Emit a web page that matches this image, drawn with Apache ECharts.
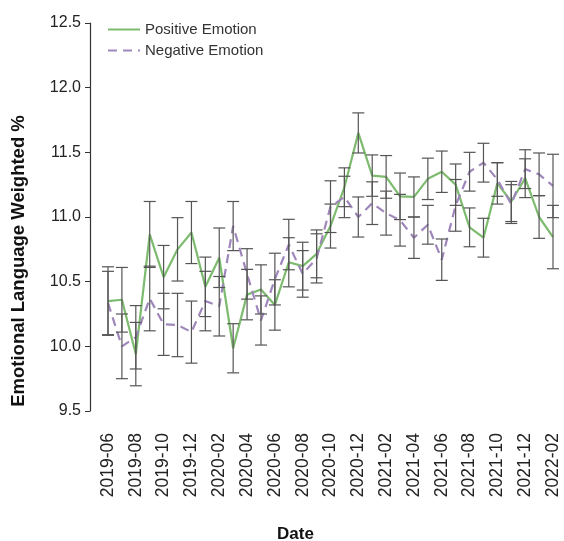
<!DOCTYPE html>
<html>
<head>
<meta charset="utf-8">
<script src="https://cdn.jsdelivr.net/npm/echarts@6/dist/echarts.min.js"></script>
<style>
  html, body { margin: 0; padding: 0; background: #fff; }
  #chart { width: 564px; height: 541px; }
</style>
</head>
<body>
<div id="chart"></div>
<script>
var months = ['2019-06','2019-07','2019-08','2019-09','2019-10','2019-11','2019-12',
  '2020-01','2020-02','2020-03','2020-04','2020-05','2020-06','2020-07','2020-08','2020-09',
  '2020-10','2020-11','2020-12','2021-01','2021-02','2021-03','2021-04','2021-05','2021-06',
  '2021-07','2021-08','2021-09','2021-10','2021-11','2021-12','2022-01','2022-02'];

var positive = [10.35, 10.36, 9.94, 10.865, 10.535, 10.75, 10.88,
  10.46, 10.685, 9.985, 10.40, 10.44, 10.32, 10.65, 10.62, 10.715,
  10.93, 11.23, 11.65, 11.32, 11.31, 11.16, 11.155, 11.295, 11.35,
  11.25, 10.92, 10.84, 11.26, 11.12, 11.30, 11.0, 10.845];
var positiveErr = [0.265, 0.25, 0.245, 0.255, 0.245, 0.245, 0.24,
  0.23, 0.23, 0.19, 0.195, 0.19, 0.195, 0.19, 0.185, 0.185,
  0.17, 0.15, 0.155, 0.16, 0.165, 0.18, 0.155, 0.16, 0.16,
  0.16, 0.15, 0.15, 0.16, 0.155, 0.15, 0.165, 0.245];

var negative = [10.335, 10.0, 10.07, 10.37, 10.17, 10.165, 10.11,
  10.35, 10.31, 10.93, 10.56, 10.2, 10.52, 10.787, 10.56, 10.68,
  11.08, 11.155, 11.0, 11.107, 11.03, 10.975, 10.84, 10.94, 10.67,
  11.09, 11.35, 11.42, 11.29, 11.10, 11.37, 11.33, 11.24];
var negativeErr = [0.245, 0.25, 0.245, 0.25, 0.24, 0.245, 0.24,
  0.23, 0.23, 0.19, 0.195, 0.19, 0.2, 0.195, 0.18, 0.19,
  0.2, 0.16, 0.155, 0.165, 0.17, 0.2, 0.16, 0.15, 0.16,
  0.2, 0.15, 0.15, 0.13, 0.15, 0.15, 0.165, 0.245];

var yTicks = [9.5, 10.0, 10.5, 11.0, 11.5, 12.0, 12.5];

function errData(vals, errs) {
  return vals.map(function(v, i) {
    return [i, +(v - errs[i]).toFixed(3), +(v + errs[i]).toFixed(3)];
  });
}

function renderErr(params, api) {
  var lo = api.coord([api.value(0), api.value(1)]);
  var hi = api.coord([api.value(0), api.value(2)]);
  var w = 6;
  var st = { stroke: '#555', lineWidth: 1.2 };
  return {
    type: 'group',
    children: [
      { type: 'line', shape: { x1: hi[0], y1: hi[1], x2: lo[0], y2: lo[1] }, style: st },
      { type: 'line', shape: { x1: hi[0] - w, y1: hi[1], x2: hi[0] + w, y2: hi[1] }, style: st },
      { type: 'line', shape: { x1: lo[0] - w, y1: lo[1], x2: lo[0] + w, y2: lo[1] }, style: st }
    ]
  };
}

var chart = echarts.init(document.getElementById('chart'));
var option = {
  animation: false,
  textStyle: { fontFamily: 'Liberation Sans, Arial, sans-serif' },
  grid: { left: 108, right: 11, top: 23, bottom: 130 },
  legend: {
    data: ['Positive Emotion', 'Negative Emotion'],
    orient: 'vertical',
    left: 102,
    top: 17,
    itemWidth: 32,
    itemHeight: 14,
    itemGap: 6,
    itemStyle: { opacity: 0 },
    textStyle: { fontSize: 15, color: '#333' }
  },
  xAxis: {
    type: 'category',
    data: months,
    boundaryGap: false,
    axisLine: { show: false },
    axisTick: { show: false },
    axisLabel: { interval: 1, rotate: 90, fontSize: 17.5, color: '#222', margin: 22 },
    splitLine: { show: false }
  },
  yAxis: {
    type: 'value',
    min: 9.5,
    max: 12.5,
    interval: 0.5,
    offset: 18,
    axisLine: { show: true, lineStyle: { color: '#333', width: 1.2 } },
    axisTick: { show: true, length: 5, lineStyle: { color: '#333' } },
    axisLabel: {
      fontSize: 16, color: '#222', margin: 9,
      formatter: function(v) { return yTicks.indexOf(v) >= 0 ? v.toFixed(1) : ''; }
    },
    splitLine: { show: false }
  },
  graphic: [
    {
      type: 'text', left: 277, top: 526,
      style: { text: 'Date', font: 'bold 17px Liberation Sans, Arial, sans-serif', fill: '#111' }
    },
    {
      type: 'text', x: 28, y: 261, rotation: Math.PI / 2,
      style: {
        text: 'Emotional Language Weighted %',
        font: 'bold 18.5px Liberation Sans, Arial, sans-serif',
        fill: '#111', align: 'center', verticalAlign: 'bottom'
      }
    }
  ],
  series: [
    {
      name: 'Positive Emotion',
      type: 'line',
      data: positive,
      symbol: 'none',
      color: '#7dbb6f',
      lineStyle: { width: 2.2, color: '#7dbb6f' },
      z: 2
    },
    {
      name: 'Negative Emotion',
      type: 'line',
      data: negative,
      symbol: 'none',
      color: '#9f86bb',
      lineStyle: { width: 2.2, color: '#9f86bb', type: [9, 6] },
      z: 2
    },
    {
      name: 'posErr',
      type: 'custom',
      renderItem: renderErr,
      data: errData(positive, positiveErr),
      encode: { x: 0, y: [1, 2] },
      z: 3,
      silent: true
    },
    {
      name: 'negErr',
      type: 'custom',
      renderItem: renderErr,
      data: errData(negative, negativeErr),
      encode: { x: 0, y: [1, 2] },
      z: 3,
      silent: true
    }
  ]
};
chart.setOption(option);
</script>
</body>
</html>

------------------------------------

◆ The request ◆
Starting at the top of the listing above, please restate word for word each line up to and including the one that holds "0.2, 0.15, 0.15, 0.13, 0.15, 0.15, 0.165, 0.245];", omitting every image.

◆ Output of the exercise ◆
Emit a web page that matches this image, drawn with Apache ECharts.
<!DOCTYPE html>
<html>
<head>
<meta charset="utf-8">
<script src="https://cdn.jsdelivr.net/npm/echarts@6/dist/echarts.min.js"></script>
<style>
  html, body { margin: 0; padding: 0; background: #fff; }
  #chart { width: 564px; height: 541px; }
</style>
</head>
<body>
<div id="chart"></div>
<script>
var months = ['2019-06','2019-07','2019-08','2019-09','2019-10','2019-11','2019-12',
  '2020-01','2020-02','2020-03','2020-04','2020-05','2020-06','2020-07','2020-08','2020-09',
  '2020-10','2020-11','2020-12','2021-01','2021-02','2021-03','2021-04','2021-05','2021-06',
  '2021-07','2021-08','2021-09','2021-10','2021-11','2021-12','2022-01','2022-02'];

var positive = [10.35, 10.36, 9.94, 10.865, 10.535, 10.75, 10.88,
  10.46, 10.685, 9.985, 10.40, 10.44, 10.32, 10.65, 10.62, 10.715,
  10.93, 11.23, 11.65, 11.32, 11.31, 11.16, 11.155, 11.295, 11.35,
  11.25, 10.92, 10.84, 11.26, 11.12, 11.30, 11.0, 10.845];
var positiveErr = [0.265, 0.25, 0.245, 0.255, 0.245, 0.245, 0.24,
  0.23, 0.23, 0.19, 0.195, 0.19, 0.195, 0.19, 0.185, 0.185,
  0.17, 0.15, 0.155, 0.16, 0.165, 0.18, 0.155, 0.16, 0.16,
  0.16, 0.15, 0.15, 0.16, 0.155, 0.15, 0.165, 0.245];

var negative = [10.335, 10.0, 10.07, 10.37, 10.17, 10.165, 10.11,
  10.35, 10.31, 10.93, 10.56, 10.2, 10.52, 10.787, 10.56, 10.68,
  11.08, 11.155, 11.0, 11.107, 11.03, 10.975, 10.84, 10.94, 10.67,
  11.09, 11.35, 11.42, 11.29, 11.10, 11.37, 11.33, 11.24];
var negativeErr = [0.245, 0.25, 0.245, 0.25, 0.24, 0.245, 0.24,
  0.23, 0.23, 0.19, 0.195, 0.19, 0.2, 0.195, 0.18, 0.19,
  0.2, 0.16, 0.155, 0.165, 0.17, 0.2, 0.16, 0.15, 0.16,
  0.2, 0.15, 0.15, 0.13, 0.15, 0.15, 0.165, 0.245];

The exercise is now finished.